Frequently asked questions

Do I need Premium for Trello dashboards?

Yes — the native Dashboard view is a Premium feature. Free and Standard plans see board-level views (board, list, calendar via Power-Up) but not the cross-board Dashboard. Verify pricing on trello.com/pricing.

Can Trello dashboards show trends over time?

Not natively. Dashboard widgets are snapshots of the current state. For trend lines, use a reporting Power-Up (Blue Cat Reports, Screenful) or pipe Trello data to a BI tool such as Looker Studio or Metabase.

Can I share a Trello dashboard with someone who is not a board member?

Limited — dashboard visibility follows board membership. For external sharing, export to PDF or share a read-only board link. True client-facing dashboards usually require a Power-Up or a separate reporting layer.
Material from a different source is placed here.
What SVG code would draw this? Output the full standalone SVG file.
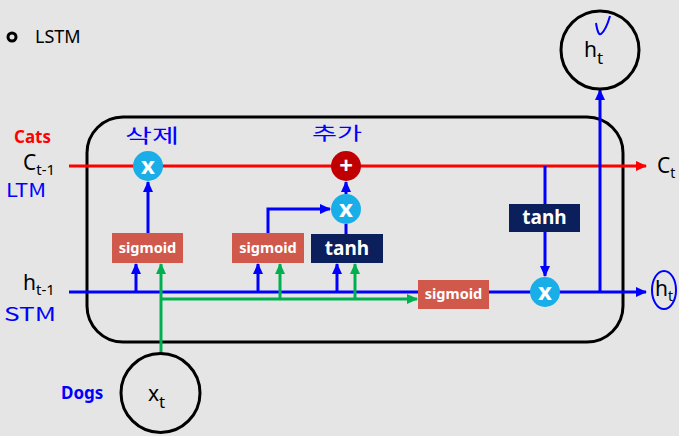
<svg xmlns="http://www.w3.org/2000/svg" width="679" height="436" viewBox="0 0 679 436">
<defs>
<marker id="ab" markerUnits="userSpaceOnUse" markerWidth="11" markerHeight="10" refX="10" refY="5" orient="auto"><path d="M0,0 L11,5 L0,10 z" fill="#0000FF"/></marker>
<marker id="ar" markerUnits="userSpaceOnUse" markerWidth="11" markerHeight="10" refX="10" refY="5" orient="auto"><path d="M0,0 L11,5 L0,10 z" fill="#FF0000"/></marker>
<marker id="ag" markerUnits="userSpaceOnUse" markerWidth="11" markerHeight="10" refX="10" refY="5" orient="auto"><path d="M0,0 L11,5 L0,10 z" fill="#00B050"/></marker>
</defs>
<style>
text{font-family:"Noto Sans","Liberation Sans","Noto Sans CJK KR",sans-serif;}
.b{stroke:#0000FF;stroke-width:3;fill:none;}
.g{stroke:#00B050;stroke-width:3;fill:none;}
.r{stroke:#FF0000;stroke-width:3;fill:none;}
.sig{fill:#D0594C;}
.tanh{fill:#0A1F5C;}
.lbl{fill:#fff;font-weight:bold;text-anchor:middle;}
.mul{fill:#1AAEE8;}
.op{fill:#fff;font-weight:bold;font-size:24px;text-anchor:middle;}
.hand{fill:#0000FF;font-family:"Noto Sans CJK KR","Noto Sans",sans-serif;}
.var{fill:#000;font-size:21px;}
</style>
<rect width="679" height="436" fill="#E5E5E5"/>
<g id="title">
<circle cx="12" cy="37" r="4" fill="none" stroke="#000" stroke-width="3"/>
<text x="35" y="43" font-size="18" fill="#000">LSTM</text>
</g>
<g id="cell">
<rect x="87" y="117" width="536" height="225" rx="36" ry="36" fill="none" stroke="#000" stroke-width="3"/>
</g>
<g id="connectors">
<line class="r" x1="69" y1="166" x2="646" y2="166" marker-end="url(#ar)"/>
<line class="b" x1="69" y1="292" x2="646" y2="292" marker-end="url(#ab)"/>
<line class="g" x1="161" y1="354" x2="161" y2="264" marker-end="url(#ag)"/>
<line class="g" x1="161" y1="299" x2="417" y2="299" marker-end="url(#ag)"/>
<line class="g" x1="280" y1="299" x2="280" y2="264" marker-end="url(#ag)"/>
<line class="g" x1="355" y1="299" x2="355" y2="264" marker-end="url(#ag)"/>
<line class="b" x1="136" y1="292" x2="136" y2="264" marker-end="url(#ab)"/>
<line class="b" x1="258" y1="292" x2="258" y2="264" marker-end="url(#ab)"/>
<line class="b" x1="337" y1="292" x2="337" y2="264" marker-end="url(#ab)"/>
<line class="b" x1="148" y1="233" x2="148" y2="182" marker-end="url(#ab)"/>
<polyline class="b" points="268,234 268,209 330,209" marker-end="url(#ab)"/>
<line class="b" x1="346" y1="234" x2="346" y2="224"/>
<line class="b" x1="346" y1="194" x2="346" y2="182" marker-end="url(#ab)"/>
<line class="b" x1="545" y1="166" x2="545" y2="204"/>
<line class="b" x1="545" y1="232" x2="545" y2="276" marker-end="url(#ab)"/>
<line class="b" x1="600" y1="292" x2="600" y2="90" marker-end="url(#ab)"/>
</g>
<g id="mul1"><circle class="mul" cx="148" cy="166" r="15"/><text class="op" x="148" y="174">x</text></g>
<g id="add"><circle cx="346" cy="166" r="15" fill="#C00000"/><text class="op" x="346" y="174">+</text></g>
<g id="mul2"><circle class="mul" cx="346" cy="209" r="15"/><text class="op" x="346" y="217">x</text></g>
<g id="mul3"><circle class="mul" cx="545" cy="292" r="15"/><text class="op" x="545" y="300">x</text></g>
<g id="sigmoid1"><rect class="sig" x="112" y="233" width="71" height="30"/><text class="lbl" x="147.5" y="253" font-size="14.5">sigmoid</text></g>
<g id="sigmoid2"><rect class="sig" x="232" y="233" width="72" height="30"/><text class="lbl" x="268" y="253" font-size="14.5">sigmoid</text></g>
<g id="tanh1"><rect class="tanh" x="311" y="234" width="72" height="29"/><text class="lbl" x="347" y="255" font-size="19">tanh</text></g>
<g id="sigmoid3"><rect class="sig" x="418" y="280" width="71" height="29"/><text class="lbl" x="453.5" y="299" font-size="14.5">sigmoid</text></g>
<g id="tanh2"><rect class="tanh" x="509" y="204" width="71" height="28"/><text class="lbl" x="544.5" y="224" font-size="19">tanh</text></g>
<g id="ht_out"><circle cx="600" cy="50" r="39" fill="none" stroke="#000" stroke-width="3"/><text class="var" x="584" y="57" font-size="25">h<tspan font-size="17" dy="7">t</tspan></text>
<path d="M596,23 Q598,36 601,34 Q606,30 610,16" fill="none" stroke="#0000FF" stroke-width="2"/></g>
<g id="xt"><circle cx="160.5" cy="393" r="39.5" fill="none" stroke="#000" stroke-width="3"/><text class="var" x="148" y="401" font-size="25">x<tspan font-size="17" dy="7">t</tspan></text></g>
<g id="labels">
<text x="14" y="143" font-size="17" font-weight="bold" fill="#FF0000">Cats</text>
<text x="23" y="170" class="var">C<tspan font-size="15" dy="5">t-1</tspan></text>
<text x="6" y="197" class="hand" font-size="18" textLength="40" lengthAdjust="spacingAndGlyphs">LTM</text>
<text x="4" y="321" class="hand" font-size="18" textLength="52" lengthAdjust="spacingAndGlyphs">STM</text>
<text x="23" y="290" class="var">h<tspan font-size="15" dy="5">t-1</tspan></text>
<text x="61" y="399" font-size="17" font-weight="bold" fill="#0000FF">Dogs</text>
<text x="657" y="173" class="var" font-size="20">C<tspan font-size="14" dy="5">t</tspan></text>
<text x="655" y="296" class="var" font-size="20">h<tspan font-size="14" dy="5">t</tspan></text>
<ellipse cx="664" cy="290" rx="12" ry="19" fill="none" stroke="#0000FF" stroke-width="2"/>
<text x="125" y="143" class="hand" font-size="19" textLength="54" lengthAdjust="spacingAndGlyphs">삭제</text>
<text x="312" y="140" class="hand" font-size="18" textLength="50" lengthAdjust="spacingAndGlyphs">추가</text>
</g>
</svg>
How many widgets should a Trello dashboard have?

Five is the sweet spot — one per question the team asks weekly. Ten or more widgets reads less, not more. Trim aggressively at the first quarterly review.

Can I schedule a Trello dashboard report?

Not natively. Butler can post a recurring Slack message with a link to the dashboard; for true scheduled-report PDFs, use a Power-Up (Blue Cat Reports) or pipe data to a tool that supports scheduled reports.